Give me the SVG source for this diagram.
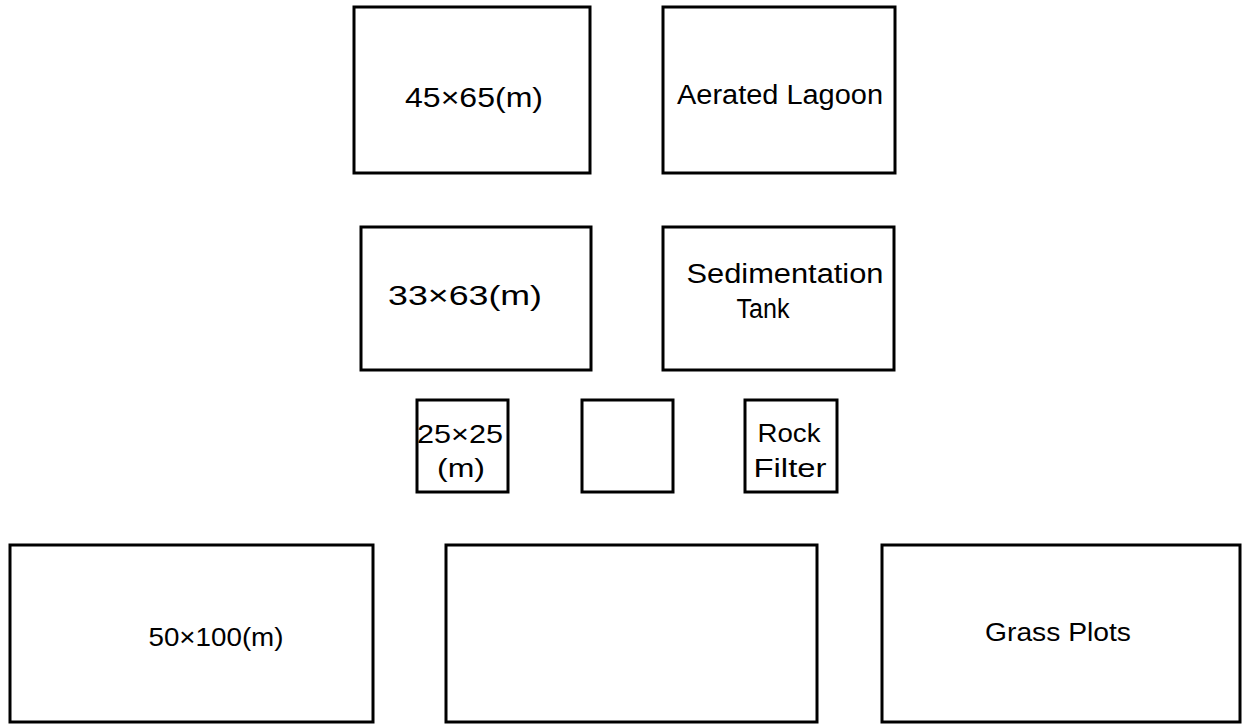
<svg xmlns="http://www.w3.org/2000/svg" width="1248" height="728" viewBox="0 0 1248 728">
<style>
.box{fill:#fff;stroke:#000;stroke-width:3}
.t{font-family:"Liberation Sans","DejaVu Sans",sans-serif;font-size:27px;fill:#000;text-anchor:middle}
.s{font-size:25px}
</style>
<rect width="1248" height="728" fill="#fff"/>
<g id="connectors"></g>
<g id="n1"><rect class="box" x="354" y="7" width="236" height="166"/><text class="t" x="474" y="107" textLength="138" lengthAdjust="spacingAndGlyphs">45×65(m)</text></g>
<g id="n2"><rect class="box" x="663" y="7" width="232" height="166"/><text class="t" x="780" y="104" textLength="206" lengthAdjust="spacingAndGlyphs">Aerated Lagoon</text></g>
<g id="n3"><rect class="box" x="361" y="227" width="230" height="143"/><text class="t" x="465" y="305" textLength="154" lengthAdjust="spacingAndGlyphs">33×63(m)</text></g>
<g id="n4"><rect class="box" x="663" y="227" width="231" height="143"/><text class="t" x="785" y="283" textLength="197" lengthAdjust="spacingAndGlyphs">Sedimentation</text><text class="t" x="763" y="318" textLength="53" lengthAdjust="spacingAndGlyphs">Tank</text></g>
<g id="n5"><rect class="box" x="417" y="400" width="91" height="92"/><text class="t s" x="460" y="443" textLength="86" lengthAdjust="spacingAndGlyphs">25×25</text><text class="t s" x="461" y="477" textLength="48" lengthAdjust="spacingAndGlyphs">(m)</text></g>
<g id="n6"><rect class="box" x="582" y="400" width="91" height="92"/></g>
<g id="n7"><rect class="box" x="745" y="400" width="92" height="92"/><text class="t s" x="789" y="442" textLength="63" lengthAdjust="spacingAndGlyphs">Rock</text><text class="t s" x="790" y="477" textLength="73" lengthAdjust="spacingAndGlyphs">Filter</text></g>
<g id="n8"><rect class="box" x="10" y="545" width="363" height="177"/><text class="t s" x="216" y="646" textLength="135" lengthAdjust="spacingAndGlyphs">50×100(m)</text></g>
<g id="n9"><rect class="box" x="446" y="545" width="371" height="177"/></g>
<g id="n10"><rect class="box" x="882" y="545" width="358" height="177"/><text class="t s" x="1058" y="641" textLength="146" lengthAdjust="spacingAndGlyphs">Grass Plots</text></g>
</svg>
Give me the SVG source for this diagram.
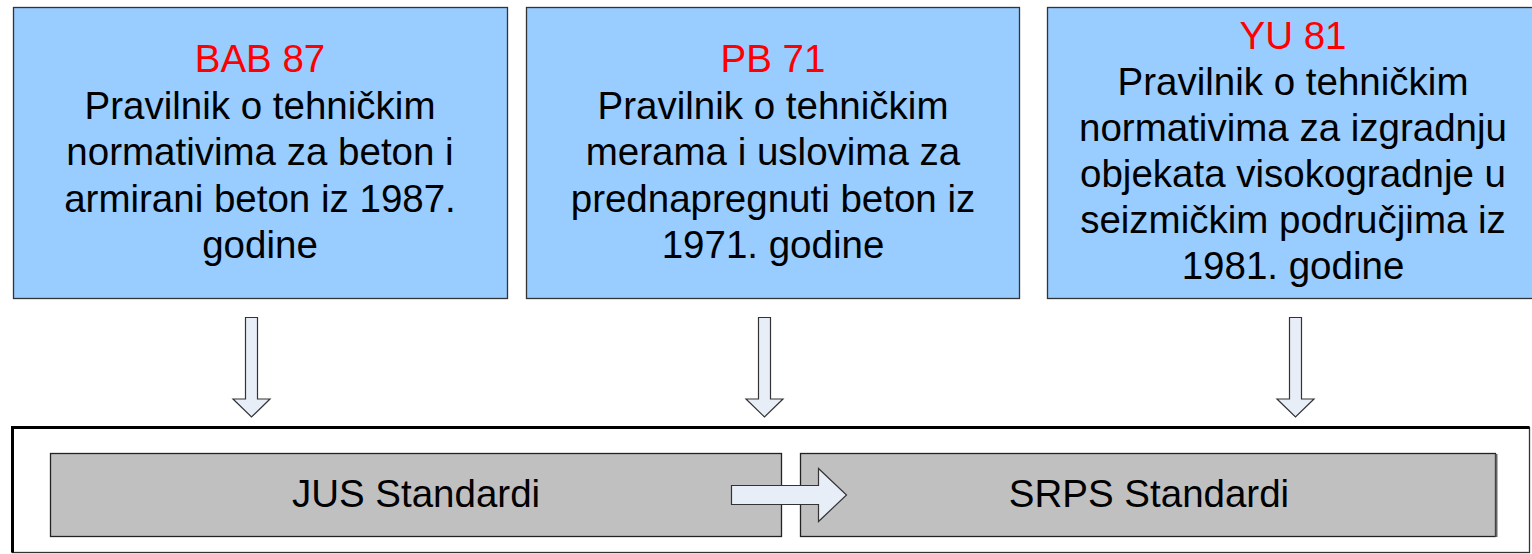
<svg xmlns="http://www.w3.org/2000/svg" width="1532" height="554" viewBox="0 0 1532 554">
<style>
.box{fill:#99ccff;stroke:#333;stroke-width:1.3}
.std{fill:#c0c0c0;stroke:#222;stroke-width:1.3}
.arr{fill:#e8eef8;stroke:#333;stroke-width:1.2;stroke-linejoin:miter}
text{font-family:"Liberation Sans",Arial,sans-serif;font-size:38.5px;text-anchor:middle;fill:#000}
.red{fill:#ff0000}
</style>
<rect width="1532" height="554" fill="#fff"/>
<g id="bab87">
<rect class="box" x="13.5" y="7.5" width="494" height="291"/>
<text x="260" y="72" class="red">BAB 87</text>
<text x="260" y="118.5">Pravilnik o tehničkim</text>
<text x="260" y="165">normativima za beton i</text>
<text x="260" y="211.5">armirani beton iz 1987.</text>
<text x="260" y="258">godine</text>
</g>
<g id="pb71">
<rect class="box" x="526.5" y="7.5" width="493" height="291"/>
<text x="773" y="72" class="red">PB 71</text>
<text x="773" y="118.5">Pravilnik o tehničkim</text>
<text x="773" y="165">merama i uslovima za</text>
<text x="773" y="211.5">prednapregnuti beton iz</text>
<text x="773" y="258">1971. godine</text>
</g>
<g id="yu81">
<rect class="box" x="1047.5" y="7.5" width="494" height="291"/>
<text x="1293" y="49" class="red">YU 81</text>
<text x="1293" y="95">Pravilnik o tehničkim</text>
<text x="1293" y="141">normativima za izgradnju</text>
<text x="1293" y="187">objekata visokogradnje u</text>
<text x="1293" y="233">seizmičkim područjima iz</text>
<text x="1293" y="279">1981. godine</text>
</g>
<g id="container">
<rect x="12.5" y="427.5" width="1517" height="125" fill="#fff" stroke="#333" stroke-width="1.3"/>
<path d="M12.5 552.5 V427.5 H1529.5" fill="none" stroke="#000" stroke-width="3"/>
</g>
<g id="jus">
<rect class="std" x="50.5" y="453.5" width="731" height="83"/>
<text x="416" y="507">JUS Standardi</text>
</g>
<g id="srps">
<rect class="std" x="800.5" y="453.5" width="695" height="83"/>
<line x1="1496.5" y1="454" x2="1496.5" y2="537" stroke="#666" stroke-width="2"/>
<text x="1149" y="507">SRPS Standardi</text>
</g>
<g id="connectors">
<path class="arr" d="M245.5 317.5 H257.5 V399 H270 L251.5 417 L233 399 H245.5 Z"/>
<path class="arr" d="M758.5 317.5 H770.5 V399 H783 L764.5 417 L746 399 H758.5 Z"/>
<path class="arr" d="M1289.5 317.5 H1301.5 V399 H1314 L1295.5 417 L1277 399 H1289.5 Z"/>
<path class="arr" d="M731.5 485.5 H818.5 V468.5 L846.5 495 L818.5 521.5 V504.5 H731.5 Z"/>
</g>
</svg>
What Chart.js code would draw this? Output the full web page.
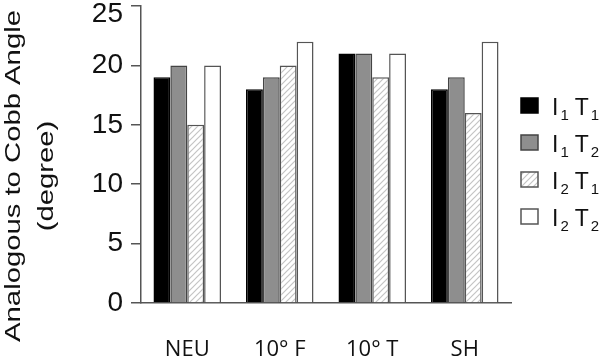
<!DOCTYPE html>
<html>
<head>
<meta charset="utf-8">
<script src="https://cdn.jsdelivr.net/npm/chart.js@4/dist/chart.umd.min.js"></script>
<style>
  body { margin: 0; background: #fff; }
  canvas { display: block; }
</style>
</head>
<body>
<canvas id="graphic" width="600" height="360"></canvas>
<script>
const categories = ['NEU', '10° F', '10° T', 'SH'];
const seriesNames = ['I1 T1', 'I1 T2', 'I2 T1', 'I2 T2'];
const i1t1 = [19, 18, 21, 18];
const i1t2 = [20, 19, 21, 19];
const i2t1 = [15, 20, 19, 16];
const i2t2 = [20, 22, 21, 22];
const yTicks = [0, 5, 10, 15, 20, 25];
const yTitle = ['Analogous to Cobb Angle', '(degree)'];

// light diagonal hatch for the I2 T1 bars
function makeHatch() {
  const c = document.createElement('canvas');
  c.width = 6;
  c.height = 6;
  const g = c.getContext('2d');
  g.fillStyle = '#fff';
  g.fillRect(0, 0, 6, 6);
  g.strokeStyle = '#c4c4c4';
  g.lineWidth = 1.2;
  g.beginPath();
  g.moveTo(-1, 7); g.lineTo(7, -1);
  g.moveTo(-4, 4); g.lineTo(4, -4);
  g.moveTo(2, 10); g.lineTo(10, 2);
  g.stroke();
  return g.createPattern(c, 'repeat');
}
const hatch = makeHatch();

const fills = ['#000000', '#8e8e8e', hatch, '#ffffff'];
const borders = ['#000000', '#444444', '#555555', '#555555'];
const values = [i1t1, i1t2, i2t1, i2t2];

// y title, two lines, drawn a bit wide like the original
const titlePlugin = {
  id: 'yTitle',
  afterDraw(chart) {
    const ctx = chart.ctx;
    const cy = 176;
    const baselines = [20, 53];
    ctx.save();
    ctx.fillStyle = '#111';
    ctx.font = '22px "Liberation Sans", Arial, sans-serif';
    ctx.textAlign = 'center';
    ctx.textBaseline = 'alphabetic';
    yTitle.forEach((line, i) => {
      ctx.save();
      ctx.translate(baselines[i], cy);
      ctx.rotate(-Math.PI / 2);
      ctx.scale(1.33, 1);
      ctx.fillText(line, 0, 0);
      ctx.restore();
    });
    ctx.restore();
  }
};

// legend with subscript digits
const legendPlugin = {
  id: 'subLegend',
  afterDraw(chart) {
    const ctx = chart.ctx;
    ctx.save();
    chart.data.datasets.forEach((ds, i) => {
      const top = 98 + i * 37;
      ctx.fillStyle = ds.backgroundColor;
      ctx.fillRect(521, top, 17, 15);
      ctx.strokeStyle = ds.borderColor;
      ctx.lineWidth = 1.5;
      ctx.strokeRect(521, top, 17, 15);

      let x = 552;
      const base = top + 17;
      ctx.fillStyle = '#111';
      ctx.textBaseline = 'alphabetic';
      ctx.textAlign = 'left';
      ds.label.split(' ').forEach((part) => {
        ctx.font = '23px "Liberation Sans", Arial, sans-serif';
        ctx.fillText(part[0], x, base);
        x += ctx.measureText(part[0]).width + 2;
        ctx.font = '15px "Liberation Sans", Arial, sans-serif';
        ctx.fillText(part.slice(1), x, base + 5);
        x += ctx.measureText(part.slice(1)).width + 6;
      });
    });
    ctx.restore();
  }
};

const tickFont = { family: '"Liberation Sans", Arial, sans-serif', size: 28 };

const graphicControler = new Chart(document.getElementById('graphic'), {
  type: 'bar',
  data: {
    labels: categories,
    datasets: seriesNames.map((name, i) => ({
      label: name,
      data: values[i],
      backgroundColor: fills[i],
      borderColor: borders[i],
      borderWidth: 1.5,
      barPercentage: 1,
      categoryPercentage: 0.73,
    })),
  },
  options: {
    responsive: false,
    animation: false,
    devicePixelRatio: 1,
    layout: { padding: { top: 6, right: 89, left: 0, bottom: 0 } },
    plugins: {
      legend: { display: false },
      tooltip: { enabled: false },
    },
    scales: {
      x: {
        grid: { display: false, drawTicks: false },
        border: { color: '#555', width: 1.5 },
        ticks: {
          color: '#111',
          padding: 34,
          font: { family: '"Open Sans", "Noto Sans", sans-serif', size: 22 },
        },
        afterFit(axis) { axis.height = 57; },
      },
      y: {
        min: yTicks[0],
        max: yTicks[yTicks.length - 1],
        grid: { drawOnChartArea: false, tickLength: 10, color: '#555', lineWidth: 1.5 },
        border: { color: '#555', width: 1.5 },
        ticks: {
          stepSize: 5,
          color: '#111',
          padding: 8,
          // top label sits a little below its tick, as in the original
          font: (c) => (c.tick && c.tick.value === yTicks[yTicks.length - 1]
            ? { ...tickFont, lineHeight: 0.58 } : tickFont),
          callback: (v) => (v === yTicks[yTicks.length - 1] ? ['', String(v)] : String(v)),
        },
        afterFit(axis) {
          axis.width = 141;
          axis.paddingTop = 0;
          axis.paddingBottom = 0;
        },
      },
    },
  },
  plugins: [titlePlugin, legendPlugin],
});
</script>
</body>
</html>
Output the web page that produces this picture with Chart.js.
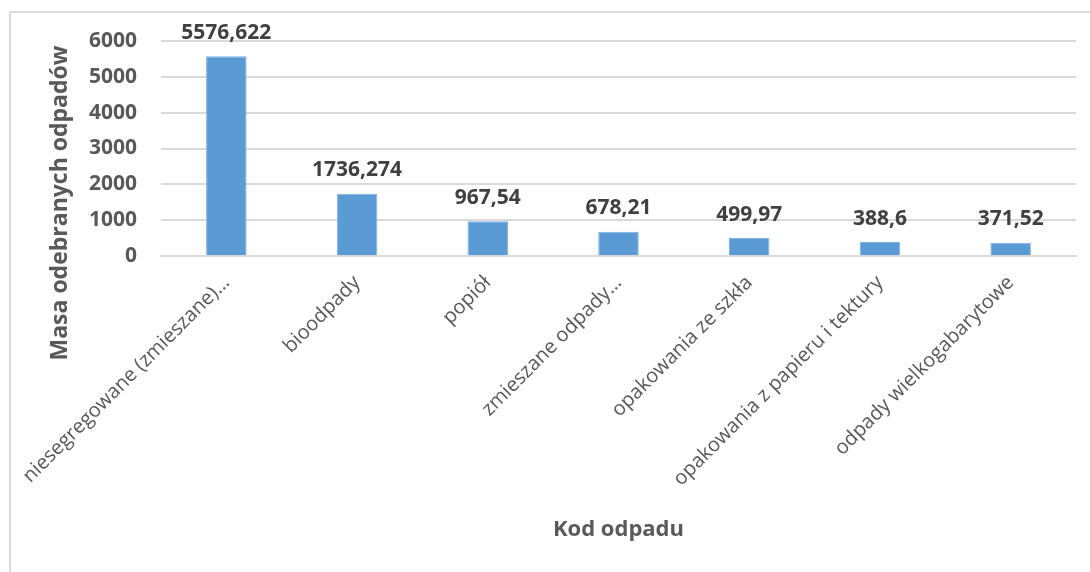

....................

Which lines above hold the word "page"? Copy each of them.

What Chart.js code would draw this? Output the full web page.
Output the web page that produces this picture with Chart.js.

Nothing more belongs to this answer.